On Wed, May 13, 2026 at 11:41:02AM -0400, Steven Rostedt wrote:
> On Tue, 5 May 2026 17:09:34 +0000
> Dmitry Ilvokhin <[email protected]> wrote:
>
> > Use the arch-overridable queued_spin_release(), introduced in the
> > previous commit, to ensure the tracepoint works correctly across all
>
> Remove the ", introduced in the previous commit," That's useless in git
> change logs.
Thanks for the suggestion, will do here and in other places.
[...]
> > /**
> > * queued_spin_unlock - unlock a queued spinlock
> > * @lock : Pointer to queued spinlock structure
> > + *
> > + * Generic tracing wrapper around the arch-overridable
> > + * queued_spin_release().
> > */
> > static __always_inline void queued_spin_unlock(struct qspinlock *lock)
> > {
> > + /*
> > + * Trace and release are combined in queued_spin_release_traced() so
> > + * the compiler does not need to preserve the lock pointer across the
> > + * function call, avoiding callee-saved register save/restore on the
> > + * hot path.
> > + */
> > + if (tracepoint_enabled(contended_release)) {
> > + queued_spin_release_traced(lock);
> > + return;
>
> Get rid of the "return;". What does it save you? It just makes it that you
> need to duplicate the code. Even though it's a one liner, it can cause bugs
> in the future if this changes. You could call the function:
>
> do_trace_queued_spin_release_traced(lock);
>
>
> > + }
> > queued_spin_release(lock);
> > }
> >
> > diff --git a/kernel/locking/qspinlock.c b/kernel/locking/qspinlock.c
> > index af8d122bb649..649fdca69288 100644
> > --- a/kernel/locking/qspinlock.c
> > +++ b/kernel/locking/qspinlock.c
> > @@ -104,6 +104,14 @@ static __always_inline u32
> > __pv_wait_head_or_lock(struct qspinlock *lock,
> > #define queued_spin_lock_slowpath native_queued_spin_lock_slowpath
> > #endif
> >
> > +void __lockfunc queued_spin_release_traced(struct qspinlock *lock)
> > +{
> > + if (queued_spin_is_contended(lock))

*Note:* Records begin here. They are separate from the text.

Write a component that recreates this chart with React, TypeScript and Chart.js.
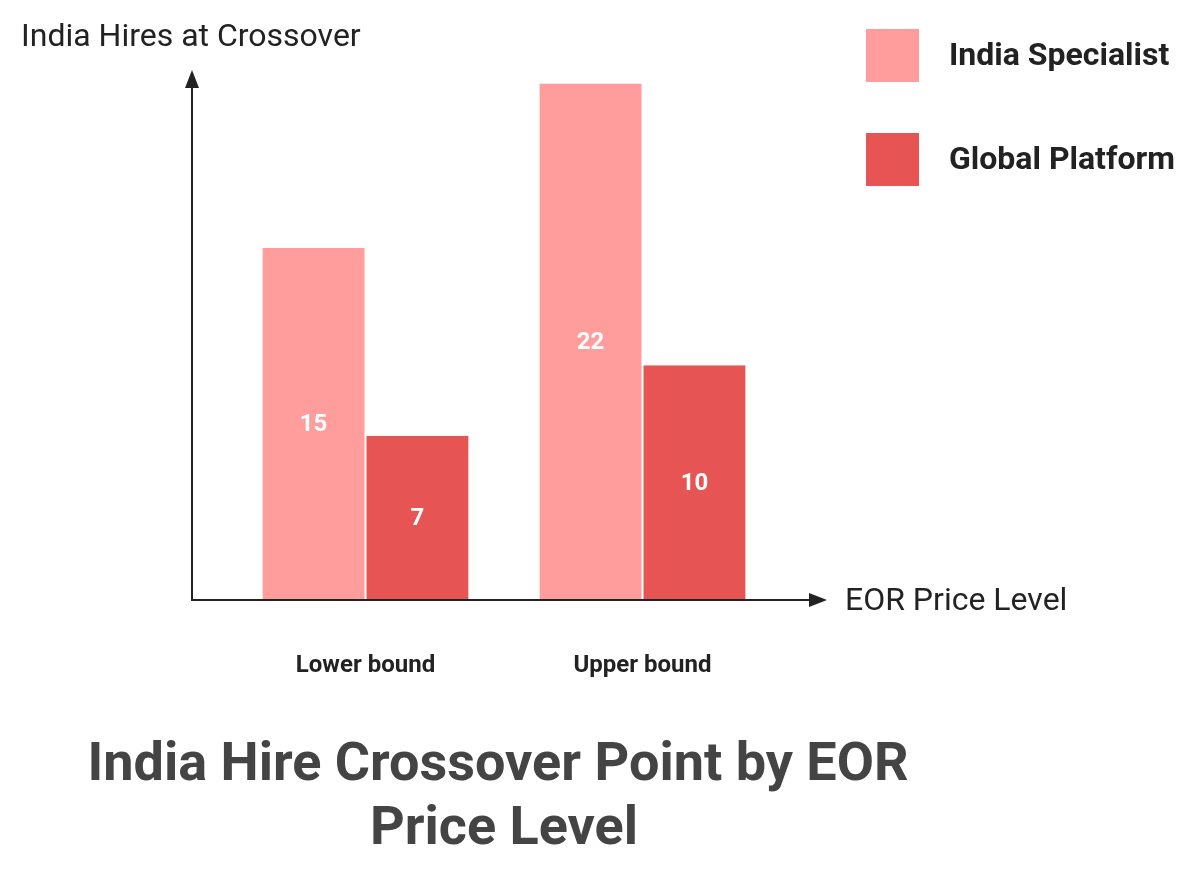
import React, { useEffect, useRef } from "react";
import { Chart, registerables, Plugin } from "chart.js";

Chart.register(...registerables);

const categories = ["Lower bound", "Upper bound"];
const indiaSpecialist = [15, 22];
const globalPlatform = [7, 10];
const seriesNames = ["India Specialist", "Global Platform"];
const seriesColors = ["#FF9C9C", "#E65454"];
const yAxisTitle = "India Hires at Crossover";
const xAxisTitle = "EOR Price Level";
const titleLines = ["India Hire Crossover Point by EOR", "Price Level"];

const FONT = "Roboto, 'Noto Sans', sans-serif";

// axes with arrows, labels, legend, values and title
const decorPlugin: Plugin<"bar"> = {
  id: "decor",
  afterDatasetsDraw(chart) {
    const { ctx, chartArea } = chart;
    const axisX = 192;
    const baseY = chartArea.bottom;
    ctx.save();
    ctx.strokeStyle = "#222";
    ctx.fillStyle = "#222";
    ctx.lineWidth = 2;

    // y axis
    ctx.beginPath();
    ctx.moveTo(axisX, baseY + 1);
    ctx.lineTo(axisX, 84);
    ctx.stroke();
    ctx.beginPath();
    ctx.moveTo(axisX, 70);
    ctx.lineTo(axisX - 7, 88);
    ctx.lineTo(axisX + 7, 88);
    ctx.closePath();
    ctx.fill();

    // x axis
    ctx.beginPath();
    ctx.moveTo(axisX - 1, baseY);
    ctx.lineTo(812, baseY);
    ctx.stroke();
    ctx.beginPath();
    ctx.moveTo(827, baseY);
    ctx.lineTo(809, baseY - 7);
    ctx.lineTo(809, baseY + 7);
    ctx.closePath();
    ctx.fill();

    // axis titles
    ctx.font = `400 32px ${FONT}`;
    ctx.textBaseline = "middle";
    ctx.textAlign = "left";
    ctx.fillText(yAxisTitle, 21, 38);
    ctx.fillText(xAxisTitle, 845, 602);

    // category labels
    const xScale = chart.scales.x;
    ctx.font = `700 24px ${FONT}`;
    ctx.textAlign = "center";
    categories.forEach((c, i) => {
      ctx.fillText(c, xScale.getPixelForValue(i), 666);
    });

    // value labels
    ctx.fillStyle = "#fff";
    ctx.font = `700 24px ${FONT}`;
    chart.data.datasets.forEach((ds, di) => {
      const meta = chart.getDatasetMeta(di);
      meta.data.forEach((el: any, i) => {
        const mid = (el.y + el.base) / 2;
        ctx.fillText(String(ds.data[i]), el.x, mid + 1);
      });
    });

    // legend
    seriesNames.forEach((name, i) => {
      const top = 29 + i * 104;
      ctx.fillStyle = seriesColors[i];
      ctx.fillRect(866, top, 53, 53);
      ctx.fillStyle = "#222";
      ctx.font = `700 32px ${FONT}`;
      ctx.textAlign = "left";
      ctx.fillText(name, 949, top + 28);
    });

    // title
    ctx.fillStyle = "#444";
    ctx.font = `700 54px ${FONT}`;
    ctx.textAlign = "center";
    ctx.fillText(titleLines[0], 498, 766);
    ctx.fillText(titleLines[1], 504, 830);

    ctx.restore();
  },
};

const App = () => {
  const canvasRef = useRef<HTMLCanvasElement>(null);

  useEffect(() => {
    document.body.style.margin = "0";
    if (!canvasRef.current) return;
    const chart = new Chart(canvasRef.current, {
      type: "bar",
      data: {
        labels: categories,
        datasets: [
          {
            label: seriesNames[0],
            data: indiaSpecialist,
            backgroundColor: seriesColors[0],
            borderColor: "#ffffff",
            borderWidth: { left: 1, right: 1 },
          },
          {
            label: seriesNames[1],
            data: globalPlatform,
            backgroundColor: seriesColors[1],
            borderColor: "#ffffff",
            borderWidth: { left: 1, right: 1 },
          },
        ],
      },
      options: {
        animation: false,
        responsive: false,
        devicePixelRatio: 1,
        layout: { padding: { left: 227, right: 419, top: 60, bottom: 271 } },
        datasets: { bar: { categoryPercentage: 0.75, barPercentage: 1 } },
        plugins: {
          legend: { display: false },
          tooltip: { enabled: false },
          title: { display: false },
        },
        scales: {
          x: { display: false, offset: true },
          y: { display: false, min: 0, max: 23 },
        },
      },
      plugins: [decorPlugin],
    });
    return () => {
      chart.destroy();
    };
  }, []);

  return (
    <div style={{ width: 1200, height: 871, background: "#fff" }}>
      <canvas ref={canvasRef} width={1200} height={871} />
    </div>
  );
};

export default App;
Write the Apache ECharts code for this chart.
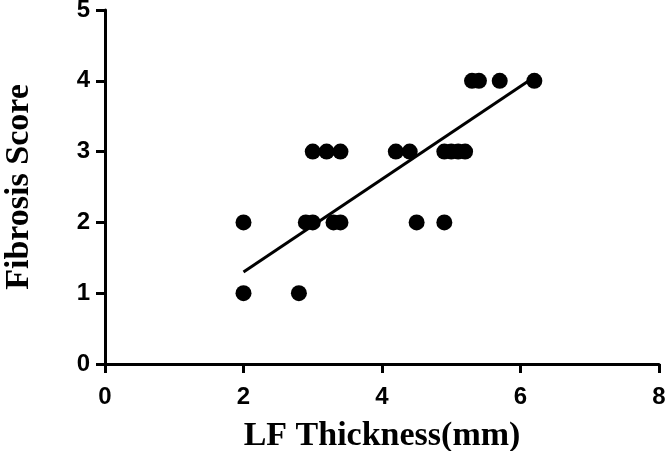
<!DOCTYPE html>
<html><head><meta charset="utf-8">
<script src="https://cdn.jsdelivr.net/npm/echarts@6/dist/echarts.min.js"></script>
<style>html,body{margin:0;padding:0;background:#fff}#c{width:666px;height:451px}</style>
</head><body><div id="c"></div>
<script>
// LF thickness (mm) and fibrosis score for each sample
var thickness = [2.0, 2.8, 2.0, 2.9, 3.0, 3.3, 3.4, 4.5, 4.9, 3.0, 3.2, 3.4, 4.2, 4.4, 4.9, 5.0, 5.1, 5.2, 5.3, 5.4, 5.7, 6.2];
var score     = [1,   1,   2,   2,   2,   2,   2,   2,   2,   3,   3,   3,   3,   3,   3,   3,   3,   3,   4,   4,   4,   4];
// fitted regression line endpoints
var fitX = [2.0, 6.12];
var fitY = [1.30, 4.0];
var xTicks = [0, 2, 4, 6, 8];
var yTicks = [0, 1, 2, 3, 4, 5];

var pts = thickness.map(function (x, i) { return [x, score[i]]; });
var fit = fitX.map(function (x, i) { return [x, fitY[i]]; });

var chart = echarts.init(document.getElementById('c'), null, {renderer: 'canvas'});
var tickFont = {fontFamily: '"Liberation Sans Narrow", "Liberation Sans", Arial, sans-serif', fontWeight: 'bold', fontSize: 24, color: '#000'};
var axisCommon = {
  axisLine: {show: true, onZero: false, lineStyle: {color: '#000', width: 3}},
  axisTick: {show: true, length: 9, lineStyle: {color: '#000', width: 3}},
  splitLine: {show: false},
  nameLocation: 'middle',
  nameTextStyle: {fontFamily: 'Liberation Serif', fontWeight: 'bold', fontSize: 34, color: '#000'}
};
chart.setOption({
  animation: false,
  grid: {left: 105, right: 7, top: 10, bottom: 87, containLabel: false, outerBoundsMode: 'none'},
  xAxis: Object.assign({}, axisCommon, {
    type: 'value', min: xTicks[0], max: xTicks[xTicks.length - 1], interval: 2,
    name: 'LF Thickness(mm)', nameGap: 55,
    axisLabel: Object.assign({margin: 21}, tickFont)
  }),
  yAxis: Object.assign({}, axisCommon, {
    type: 'value', min: yTicks[0], max: yTicks[yTicks.length - 1], interval: 1,
    name: 'Fibrosis Score', nameGap: 69,
    axisLabel: Object.assign({margin: 15}, tickFont)
  }),
  series: [
    {type: 'line', data: fit, symbol: 'none', lineStyle: {color: '#000', width: 3}, z: 2},
    {type: 'scatter', data: pts, symbol: 'circle', symbolSize: 16, itemStyle: {color: '#000', opacity: 1}, z: 3}
  ]
});
</script></body></html>
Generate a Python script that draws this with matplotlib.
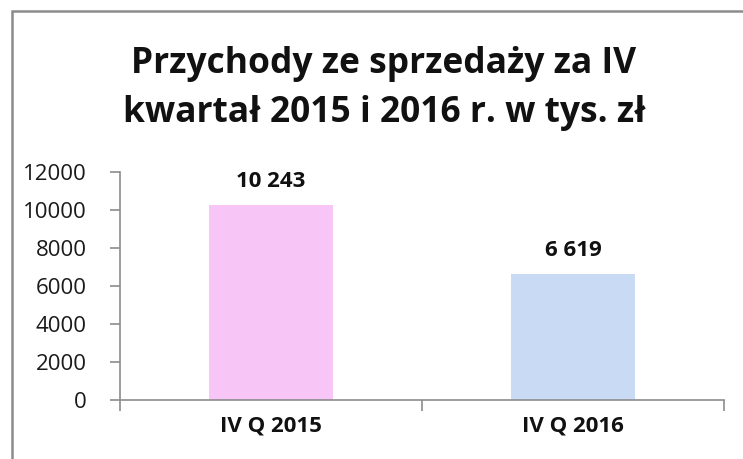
import matplotlib
matplotlib.use("Agg")
import matplotlib.pyplot as plt
from matplotlib.patches import Rectangle

categories = ["IV Q 2015", "IV Q 2016"]
values = [10243, 6619]
value_labels = ["10 243", "6 619"]
colors = ["#F7C6F7", "#C9DBF4"]
yticks = [0, 2000, 4000, 6000, 8000, 10000, 12000]
title_lines = ["Przychody ze sprzedaży za IV", "kwartał 2015 i 2016 r. w tys. zł"]

plt.rcParams['font.family'] = ['Open Sans', 'DejaVu Sans']

W, H = 743, 459
fig = plt.figure(figsize=(W / 100, H / 100), dpi=100)

# outer frame (only top and left visible in reference)
fig.patches.append(Rectangle((11.5 / W, -0.1), 1.2, (H - 11.5) / H + 0.1, transform=fig.transFigure,
                             fill=False, edgecolor="#8C8C8C", linewidth=1.8))

ax = fig.add_axes([120 / W, (H - 400) / H, (724 - 120) / W, (400 - 172) / H])
x = list(range(len(categories)))
ax.bar(x, values, width=0.41, color=colors)
ax.set_xlim(-0.5, len(categories) - 0.5)
ax.set_ylim(0, 12000)
ax.set_yticks(yticks)
ax.set_yticklabels([str(t) for t in yticks], fontsize=16, color="#1a1a1a")
ax.set_xticks([-0.5, 0.5, 1.5])
ax.set_xticklabels([])
ax.set_xticks(x, minor=True)
ax.set_xticklabels(categories, minor=True, fontsize=16, fontweight="bold", color="#111111")
ax.tick_params(axis="x", which="minor", length=0, pad=11)
ax.tick_params(axis="x", which="major", length=8, color="#8C8C8C", width=1.2)
ax.tick_params(axis="y", length=7, color="#8C8C8C", width=1.2, pad=17)
for s in ["top", "right"]:
    ax.spines[s].set_visible(False)
for s in ["left", "bottom"]:
    ax.spines[s].set_color("#8C8C8C")
    ax.spines[s].set_linewidth(1.2)

for xi, v, lab in zip(x, values, value_labels):
    ax.annotate(lab, (xi, v), xytext=(0, 13), textcoords="offset points",
                ha="center", va="baseline", fontsize=16, fontweight="bold", color="#111111")

for line, base_y in zip(title_lines, [73, 122]):
    fig.text(384 / W, 1 - base_y / H, line, ha="center", va="baseline", fontsize=25.5,
             fontweight="bold", color="#111111")

fig.savefig("out.png", dpi=100, facecolor="white")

> > + trace_call__contended_release(lock);
> > + queued_spin_release(lock);
>
> And then remove the duplicate call of "queued_spin_release()" here.
This is the scenario the comment above the static branch describes.
Here's what it looks like in practice on x86_64 (defconfig, compiled
with GCC 11).
Current design (trace + unlock combined, with return):
endbr64
xchg %ax,%ax ; NOP (static branch)
movb $0x0,(%rdi) ; unlock
decl %gs:__preempt_count
je preempt
jmp __x86_return_thunk
call queued_spin_release_traced ; cold
jmp preempt_handling ; cold
call __SCT__preempt_schedule
jmp __x86_return_thunk
With the trace-only function (no return, unlock after the call):
endbr64
push %rbx ; saves callee-saved rbx (!)
mov %rdi,%rbx ; preserve lock across call (!)
xchg %ax,%ax ; NOP (static branch)
movb $0x0,(%rbx) ; unlock
decl %gs:__preempt_count
je preempt
pop %rbx ; callee-saved restore (!)
jmp __x86_return_thunk
call queued_spin_release_traced ; cold
jmp unlock ; cold
call __SCT__preempt_schedule
pop %rbx
jmp __x86_return_thunk
Three extra instructions marked by "!" on the hot path (push, mov, pop),
all wasted when the tracepoint is off. That's the main reason for
combining trace and unlock in the same out-of-line function.